Monday, November 16, 2009

Courting the Everyday Fan

Soccer fans remain something of a cult in the United States. We still sometimes exchange an understanding nod with a total stranger if we pass on the street both wearing soccer jerseys. It’s an instant recognition code that we belong to an underground society, and that although the two of us will never meet again, we will, with those like us, periodically gather after dark to partake of highly stylized rituals that outsiders don’t understand or want much of a piece of.

American soccer fans want to see the game go big in our homeland, but it cannot be denied that there is a definite thrill in being part of a small, self-contained community, quirky, different, an outspoken minority who are proud of what sets us apart. And with that, we must admit, comes at least a hint of Shakespeare’s famous aphorism: “the fewer men, the greater share of honor... we few, we happy few, we band of brothers.”

MLS fans from the outside must look like we’re pretty bunkered in. We tend to be downright obsessive, which hardly sets us apart from the fans of other sports, except that the more pervasive nature of that obsession may make it harder for the casual fan to approach us.

For example: the Oakland Raiders have the Black Hole, sure, but turning on the game at home (assuming that the local coverage isn’t a Black Hole itself that week) doesn’t mean to the casual viewer that they have to go as gung-ho about the whole deal as the revelers in masks and spikes. They don’t even have to wear a jersey as they sit in their living room catching up on their email while the game plays in the background. The point is that they can engage at their own pace and level of intensity. The experience of football fandom is, on the whole, unintimidating and inviting.

Now consider DC United, and my proud perch inside the Aerie with the rest of the Screaming Eagles. Given 1) the effort it usually takes to be a soccer fan in America, and 2) that the level of play in MLS is far below the big-time leagues of Europe and South America, there is really no such thing as a casual MLS fan. If you’re in that stadium, or even watching on television rather than following the English Premier League on cable, you’ve got to want it. Pretty much anyone who follows the league is by definition way more than a casual fan.

Now, it is true, splendidly, wonderfully, joyously true, that someone attending the first soccer game of their life at RFK is almost guaranteed to be blown away by the atmosphere that the entire DC United experience produces (and I know that most of the league can replicate it). I remain convinced that MLS’ best possible business move would be to stand outside a local major league baseball game and hand out free tickets. It may have the look of desperation, but once you get genuine sports fans inside an MLS stadium, at least a small portion of them will be instantly hooked. The MLS experience can handle its own, and then some, when given a chance.

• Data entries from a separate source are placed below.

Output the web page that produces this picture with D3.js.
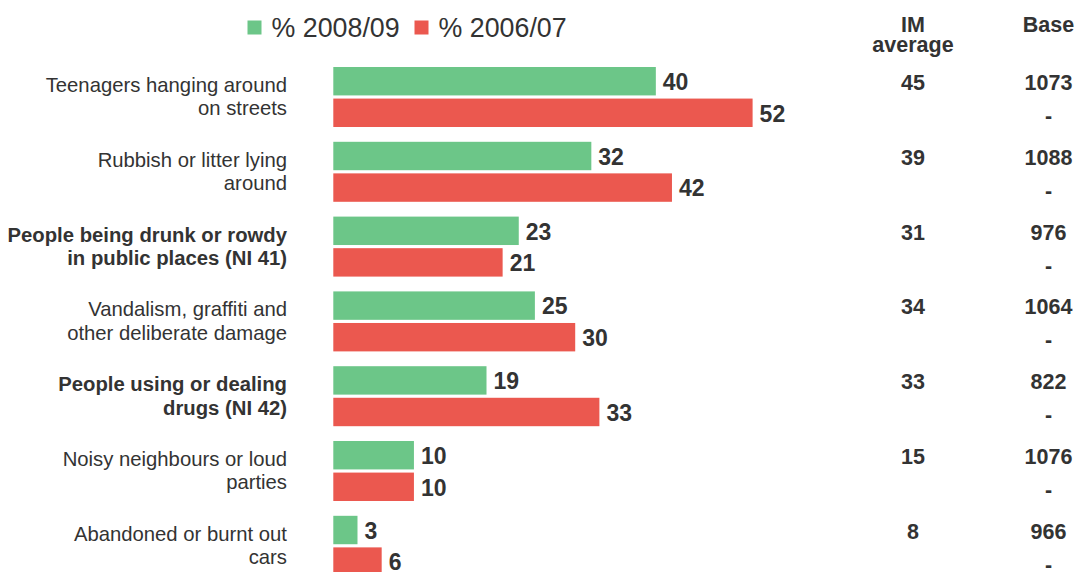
<!DOCTYPE html>
<html>
<head>
<meta charset="utf-8">
<script src="https://cdn.jsdelivr.net/npm/d3@7"></script>
<style>
  html, body { margin: 0; padding: 0; background: #fff; }
  svg { display: block; font-family: "Liberation Sans", Arial, Helvetica, sans-serif; }
</style>
</head>
<body>
<svg id="chart" width="1079" height="572"></svg>
<script>
// Anti-social behaviour perceptions: % seeing each issue as a problem
const categories = [
  ["Teenagers hanging around", "on streets"],
  ["Rubbish or litter lying", "around"],
  ["People being drunk or rowdy", "in public places (NI 41)"],
  ["Vandalism, graffiti and", "other deliberate damage"],
  ["People using or dealing", "drugs (NI 42)"],
  ["Noisy neighbours or loud", "parties"],
  ["Abandoned or burnt out", "cars"]
];
const boldCategories = [false, false, true, false, true, false, false];
const seriesNames = ["% 2008/09", "% 2006/07"];
const values2008 = [40, 32, 23, 25, 19, 10, 3];
const values2006 = [52, 42, 21, 30, 33, 10, 6];
const imAverage = [45, 39, 31, 34, 33, 15, 8];
const baseCounts = [1073, 1088, 976, 1064, 822, 1076, 966];
const baseCountsPrev = ["-", "-", "-", "-", "-", "-", "-"];
const colors = ["#6cc688", "#eb584f"];
const textColor = "#333333";

const svg = d3.select("#chart");
const ids = categories.map((d, i) => i);

// Scales
const y = d3.scaleBand().domain(ids).range([67, 575.8]).paddingInner(0.198).paddingOuter(0);
const ySub = d3.scaleBand().domain([0, 1]).range([0, y.bandwidth()]).paddingInner(0.1);
const x = d3.scaleLinear().domain([0, 52]).range([333.3, 752.6]);

const rows = ids.map(i => ({ i, vals: [values2008[i], values2006[i]] }));

const groups = svg.selectAll("g.row").data(rows).join("g")
  .attr("class", "row")
  .attr("transform", d => `translate(0,${y(d.i)})`);

// Bars
groups.selectAll("rect").data(d => d.vals.map((v, s) => ({ v, s }))).join("rect")
  .attr("x", x(0))
  .attr("y", d => ySub(d.s))
  .attr("width", d => x(d.v) - x(0))
  .attr("height", ySub.bandwidth())
  .attr("fill", d => colors[d.s]);

// Value labels
groups.selectAll("text.val").data(d => d.vals.map((v, s) => ({ v, s }))).join("text")
  .attr("class", "val")
  .attr("x", d => x(d.v) + 7)
  .attr("y", d => ySub(d.s) + ySub.bandwidth() / 2 + 8.8)
  .attr("font-size", 23)
  .attr("font-weight", "bold")
  .attr("fill", textColor)
  .text(d => d.v);

// Category labels
groups.append("text")
  .attr("text-anchor", "end")
  .attr("font-size", 20.3)
  .attr("font-weight", d => boldCategories[d.i] ? "bold" : "normal")
  .attr("fill", textColor)
  .selectAll("tspan").data(d => categories[d.i]).join("tspan")
  .attr("x", 287)
  .attr("y", (t, k) => 25 + k * 23.3)
  .text(t => t);

// IM average column
const imX = 913, baseX = 1048.5;
groups.append("text")
  .attr("x", imX).attr("y", 23)
  .attr("text-anchor", "middle")
  .attr("font-size", 21.5).attr("font-weight", "bold")
  .attr("fill", textColor)
  .text(d => imAverage[d.i]);

// Base column
groups.append("text")
  .attr("x", baseX).attr("y", 23)
  .attr("text-anchor", "middle")
  .attr("font-size", 21.5).attr("font-weight", "bold")
  .attr("fill", textColor)
  .text(d => baseCounts[d.i]);
groups.append("text")
  .attr("x", baseX).attr("y", 56)
  .attr("text-anchor", "middle")
  .attr("font-size", 21.5).attr("font-weight", "bold")
  .attr("fill", textColor)
  .text(d => baseCountsPrev[d.i]);

// Column headers
const header = svg.append("g").attr("fill", textColor)
  .attr("font-size", 21.5).attr("font-weight", "bold").attr("text-anchor", "middle");
header.append("text").attr("x", imX).attr("y", 31.5).text("IM");
header.append("text").attr("x", imX).attr("y", 52).text("average");
header.append("text").attr("x", baseX).attr("y", 31.5).text("Base");

// Legend
const legendX = [247.5, 414.5];
const legend = svg.append("g").selectAll("g").data(seriesNames).join("g")
  .attr("transform", (d, s) => `translate(${legendX[s]},0)`);
legend.append("rect")
  .attr("x", 0).attr("y", 20.5).attr("width", 14).attr("height", 14)
  .attr("fill", (d, s) => colors[s]);
legend.append("text")
  .attr("x", 24).attr("y", 36.5)
  .attr("font-size", 26.8)
  .attr("fill", textColor)
  .text(d => d);
</script>
</body>
</html>
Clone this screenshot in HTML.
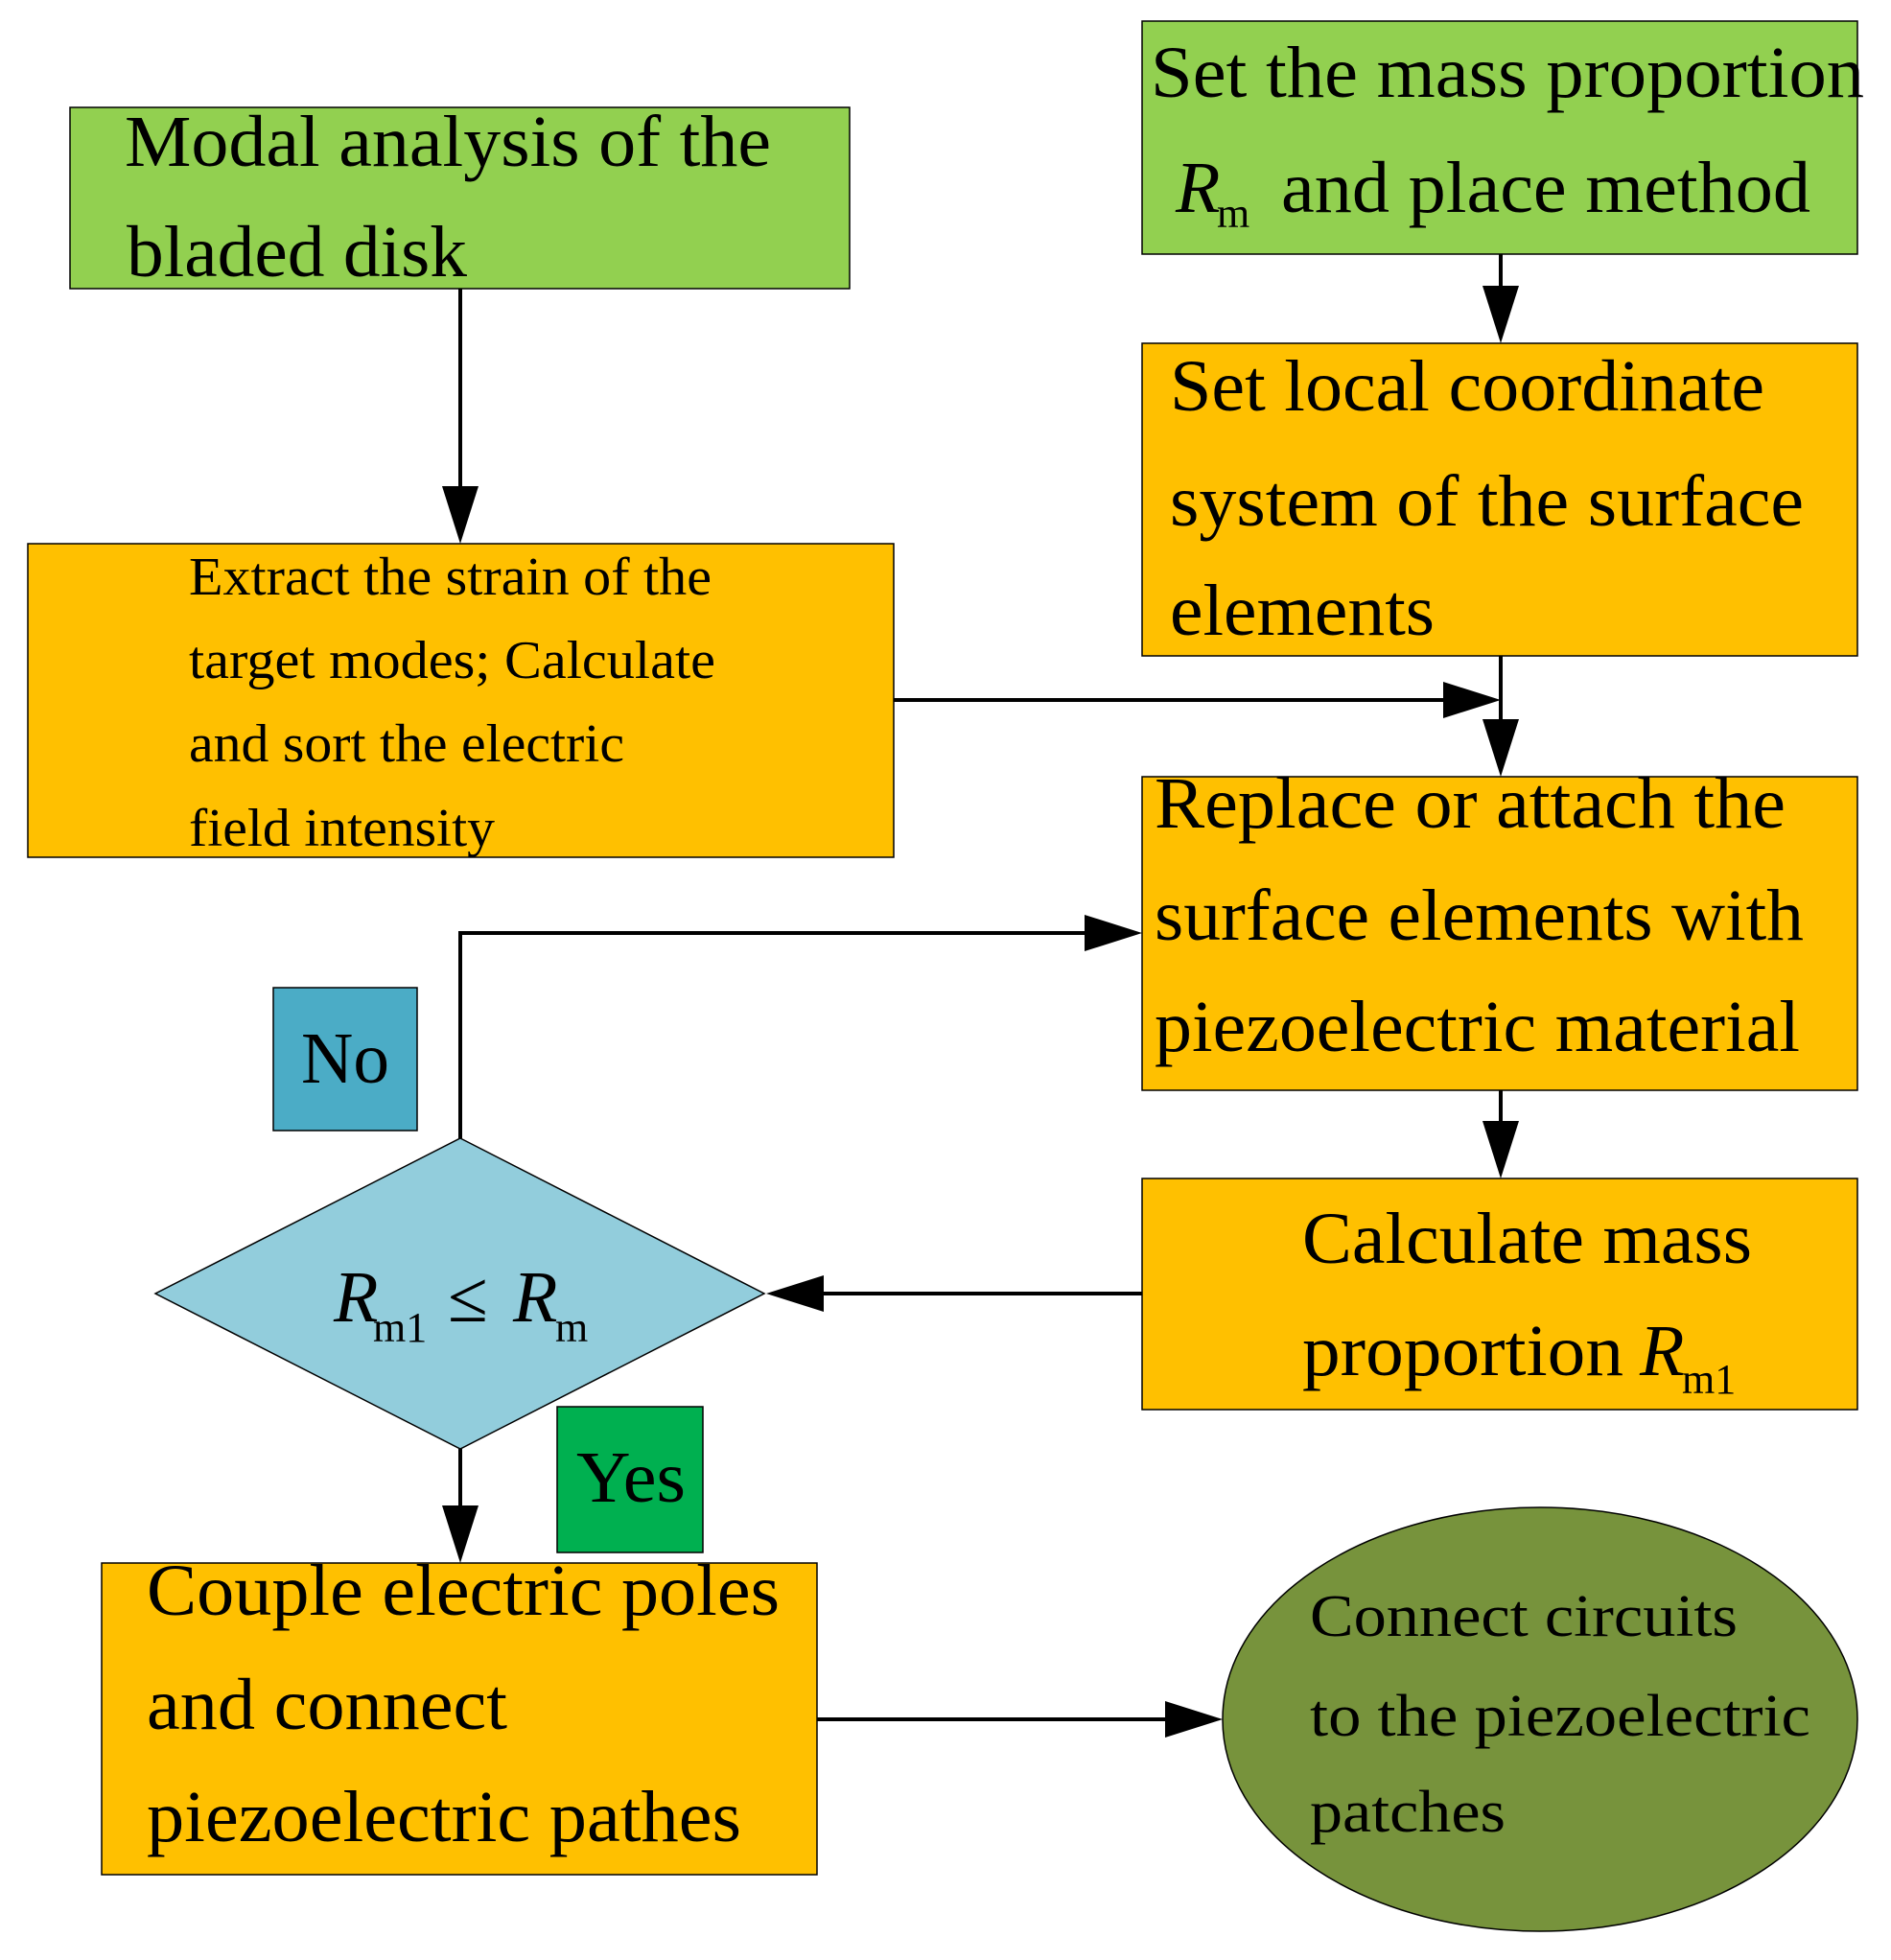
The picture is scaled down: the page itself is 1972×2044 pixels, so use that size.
<!DOCTYPE html>
<html><head><meta charset="utf-8"><style>html,body{margin:0;padding:0;background:#fff}svg{display:block}</style></head>
<body>
<svg width="1972" height="2044" viewBox="0 0 1972 2044" xmlns="http://www.w3.org/2000/svg" font-family="'Liberation Serif', serif" fill="#000">
<defs>
<marker id="a" markerWidth="16" markerHeight="10" refX="15" refY="5" orient="auto" markerUnits="userSpaceOnUse" viewBox="0 0 16 10">
</marker>
</defs>
<g stroke="#000" stroke-width="1.5">
<rect x="73" y="112" width="813" height="189" fill="#92d050"/>
<rect x="1191" y="22" width="746" height="243" fill="#92d050"/>
<rect x="1191" y="358" width="746" height="326" fill="#ffc000"/>
<rect x="29" y="567" width="903" height="327" fill="#ffc000"/>
<rect x="1191" y="810" width="746" height="327" fill="#ffc000"/>
<rect x="285" y="1030" width="150" height="149" fill="#4bacc6"/>
<polygon points="480,1187 797,1349 480,1511 162,1349" fill="#92cddc"/>
<rect x="1191" y="1229" width="746" height="241" fill="#ffc000"/>
<rect x="581" y="1467" width="152" height="152" fill="#00b050"/>
<rect x="106" y="1630" width="746" height="325" fill="#ffc000"/>
<ellipse cx="1606" cy="1793" rx="331" ry="221" fill="#77933c"/>
</g>
<g stroke="#000" stroke-width="4" fill="none">
<path d="M480 301 V510"/>
<path d="M1565 265 V300"/>
<path d="M1565 684 V752"/>
<path d="M932 730 H1508"/>
<path d="M480 1187 V973 H1134"/>
<path d="M1565 1137 V1171"/>
<path d="M1191 1349 H857"/>
<path d="M480 1511 V1572"/>
<path d="M852 1793 H1217"/>
</g>
<g stroke="none">
<polygon points="461,507 499,507 480,567"/>
<polygon points="1546,298 1584,298 1565,358"/>
<polygon points="1546,750 1584,750 1565,810"/>
<polygon points="1505,711 1505,749 1565,730"/>
<polygon points="1131,954 1131,992 1191,973"/>
<polygon points="1546,1169 1584,1169 1565,1229"/>
<polygon points="859,1330 859,1368 799,1349"/>
<polygon points="461,1570 499,1570 480,1630"/>
<polygon points="1215,1774 1215,1812 1275,1793"/>
</g>
<g font-size="76">
<text x="130" y="173" textLength="674" lengthAdjust="spacingAndGlyphs">Modal analysis of the</text>
<text x="132" y="288" textLength="355" lengthAdjust="spacingAndGlyphs">bladed disk</text>
<text x="1200" y="101" textLength="744" lengthAdjust="spacingAndGlyphs">Set the mass proportion</text>
<text x="1226" y="221" font-style="italic">R</text>
<text x="1269" y="237" font-size="44">m</text>
<text x="1336" y="221" textLength="552" lengthAdjust="spacingAndGlyphs">and place method</text>
<text x="1220" y="428" textLength="620" lengthAdjust="spacingAndGlyphs">Set local coordinate</text>
<text x="1220" y="548" textLength="661" lengthAdjust="spacingAndGlyphs">system of the surface</text>
<text x="1220" y="662" textLength="276" lengthAdjust="spacingAndGlyphs">elements</text>
<text x="1204" y="863" textLength="658" lengthAdjust="spacingAndGlyphs">Replace or attach the</text>
<text x="1204" y="980" textLength="677" lengthAdjust="spacingAndGlyphs">surface elements with</text>
<text x="1204" y="1096" textLength="673" lengthAdjust="spacingAndGlyphs">piezoelectric material</text>
<text x="314" y="1129" textLength="92" lengthAdjust="spacingAndGlyphs">No</text>
<text x="348" y="1378" font-style="italic">R</text>
<text x="389" y="1399" font-size="44">m1</text>
<text x="467" y="1378">≤</text>
<text x="535" y="1378" font-style="italic">R</text>
<text x="579" y="1399" font-size="44">m</text>
<text x="1358" y="1317" textLength="469" lengthAdjust="spacingAndGlyphs">Calculate mass</text>
<text x="1358" y="1434" textLength="335" lengthAdjust="spacingAndGlyphs">proportion</text>
<text x="1710" y="1434" font-style="italic">R</text>
<text x="1754" y="1453" font-size="44">m1</text>
<text x="601" y="1566" textLength="114" lengthAdjust="spacingAndGlyphs">Yes</text>
<text x="153" y="1684" textLength="660" lengthAdjust="spacingAndGlyphs">Couple electric poles</text>
<text x="153" y="1803" textLength="376" lengthAdjust="spacingAndGlyphs">and connect</text>
<text x="153" y="1920" textLength="620" lengthAdjust="spacingAndGlyphs">piezoelectric pathes</text>
</g>
<g font-size="56">
<text x="197" y="620" textLength="545" lengthAdjust="spacingAndGlyphs">Extract the strain of the</text>
<text x="197" y="707" textLength="549" lengthAdjust="spacingAndGlyphs">target modes; Calculate</text>
<text x="197" y="794" textLength="454" lengthAdjust="spacingAndGlyphs">and sort the electric</text>
<text x="197" y="882" textLength="319" lengthAdjust="spacingAndGlyphs">field intensity</text>
</g>
<g font-size="62">
<text x="1366" y="1706" textLength="446" lengthAdjust="spacingAndGlyphs">Connect circuits</text>
<text x="1366" y="1810" textLength="522" lengthAdjust="spacingAndGlyphs">to the piezoelectric</text>
<text x="1366" y="1910" textLength="204" lengthAdjust="spacingAndGlyphs">patches</text>
</g>
</svg>
</body></html>
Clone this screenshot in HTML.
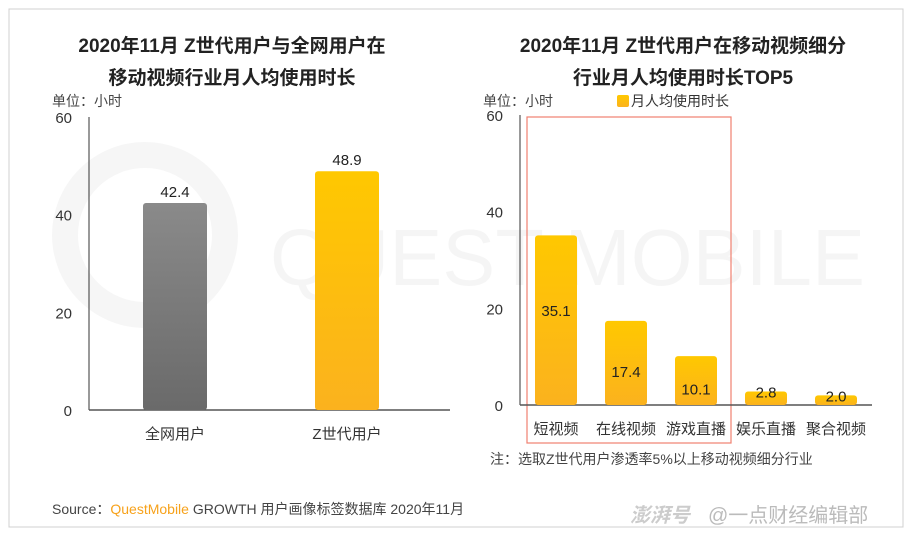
<!DOCTYPE html>
<html><head><meta charset="utf-8"><style>
body{margin:0;background:#fff;}
svg text{font-family:"Liberation Sans","Noto Sans CJK SC",sans-serif;}
</style></head><body>
<svg width="912" height="533" xmlns="http://www.w3.org/2000/svg">
<defs>
<linearGradient id="gy" x1="0" y1="0" x2="0" y2="1"><stop offset="0" stop-color="#ffc800"/><stop offset="1" stop-color="#fbb21e"/></linearGradient>
<linearGradient id="gg" x1="0" y1="0" x2="0" y2="1"><stop offset="0" stop-color="#8a8a8a"/><stop offset="1" stop-color="#6a6a6a"/></linearGradient>
</defs>
<rect x="9" y="9" width="894" height="518" fill="#fff" stroke="#d0d0d0"/>
<g opacity="0.035">
<circle cx="145" cy="235" r="80" fill="none" stroke="#000" stroke-width="26"/>
<text x="270" y="285" font-size="80" fill="#000" textLength="595" lengthAdjust="spacingAndGlyphs">QUEST MOBILE</text>
</g>
<text x="232" y="52" font-size="19" font-weight="bold" fill="#222" text-anchor="middle">2020年11月 Z世代用户与全网用户在</text>
<text x="232" y="84" font-size="19" font-weight="bold" fill="#222" text-anchor="middle">移动视频行业月人均使用时长</text>
<text x="683" y="52" font-size="19" font-weight="bold" fill="#222" text-anchor="middle">2020年11月 Z世代用户在移动视频细分</text>
<text x="683" y="84" font-size="19" font-weight="bold" fill="#222" text-anchor="middle">行业月人均使用时长TOP5</text>
<text x="52" y="106" font-size="14" fill="#444">单位：小时</text>
<text x="483" y="106" font-size="14" fill="#444">单位：小时</text>
<g><rect x="617" y="95" width="12" height="12" rx="2" fill="url(#gy)"/><text x="631" y="106" font-size="14" fill="#333">月人均使用时长</text></g>
<rect x="527" y="117" width="204" height="326" fill="none" stroke="#f08070" stroke-width="1.2"/>
<text x="490" y="464" font-size="14" fill="#444">注：选取Z世代用户渗透率5%以上移动视频细分行业</text>
<text x="52" y="514" font-size="14" fill="#444">Source：<tspan fill="#f7a21b">QuestMobile</tspan> GROWTH 用户画像标签数据库 2020年11月</text>
<text x="630" y="522" font-size="20" font-style="italic" font-weight="bold" fill="#ccc">澎湃号</text>
<text x="708" y="522" font-size="20" fill="#bbb">@一点财经编辑部</text>
<g id="left"></g><g id="right"></g>
</svg>
<script>
const leftCats=["全网用户","Z世代用户"];
const leftVals=[42.4,48.9];
const rightCats=["短视频","在线视频","游戏直播","娱乐直播","聚合视频"];
const rightVals=[35.1,17.4,10.1,2.8,2.0];
const ticks=[0,20,40,60];
const NS="http://www.w3.org/2000/svg";
function mk(p,t,a){const e=document.createElementNS(NS,t);for(const k in a)e.setAttribute(k,a[k]);p.appendChild(e);return e;}
function draw(g,cats,vals,o){
 const y=v=>o.y0-(v/60)*(o.y0-o.y60);
 let l=mk(g,'line',{x1:o.ax,y1:o.y60,x2:o.ax,y2:o.y0,stroke:'#333'});
 
 
 l=mk(g,'line',{x1:o.ax,y1:o.y0,x2:o.xe,y2:o.y0,stroke:'#555','stroke-width':1.5});
 
 
 ticks.forEach(t=>{const tx=mk(g,'text',{x:o.ax-17,y:y(t)+6,'font-size':15,fill:'#333','text-anchor':'end'});tx.textContent=t;
  
  });
 cats.forEach((c,i)=>{const cx=o.c0+i*o.step;const top=y(vals[i]);
  const r=mk(g,'rect',{x:cx-o.bw/2,y:top,width:o.bw,height:o.y0-top,rx:3,fill:o.fills[i]});
  
  
  let ty;
  if(!o.inside) ty=top-6;
  else if(vals[i]>5) ty=top+(o.y0-top)*0.5+(vals[i]>30?-4:14);
  else ty=top+6;
  const v=mk(g,'text',{x:cx,y:ty,'font-size':15,fill:'#222','text-anchor':'middle'});
  v.textContent=vals[i].toFixed(1);
  
  
  const t=mk(g,'text',{x:cx,y:o.y0+29,'font-size':15,fill:'#333','text-anchor':'middle'});t.textContent=c;
  
  });
}
draw(document.getElementById('left'),leftCats,leftVals,{ax:89,xe:450,y0:410,y60:117,c0:175,step:172,bw:64,fills:['url(#gg)','url(#gy)']});
draw(document.getElementById('right'),rightCats,rightVals,{ax:520,xe:872,y0:405,y60:115,c0:556,step:70,bw:42,fills:Array(5).fill('url(#gy)'),inside:true});
</script>
</body></html>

But there is another viewpoint to consider. Casual sports fans look at other sports and see a shower head exuding warm water that they can dip themselves into, and then slowly make warmer at their own pace. I think there are more than a few who look at MLS like the water in our shower is a hell of a lot hotter – up where we all like to nudge it after we’ve been in for ten minutes. But right now, they’re bone dry. Jumping straight into a stream that hot would require a few moments of really painful adaptation before subsiding to nice and toasty.

People go to an MLS game, and while they may love the passion that the jumping, chanting masses generate, it doesn’t mean they want to be just like us, at least not right away. If we can be the Black Hole (and make no mistake, MLS supporters’ clubs are usually well beyond that level of raucous), they will happily take up the role of the more relaxed viewer -- the NFL is a bad example, but let’s say the people who go to three or four baseball games a year -- that populates the rest of the stadium.

MLS can only grow so large living on obsessive die-hard fans like myself without reaching out to the people I’m describing. They are massive in number, they have televisions, the assertion that they are incapable of becoming soccer fans is just plain wrong, and they’re seemingly not the target of any of MLS’ marketing plans.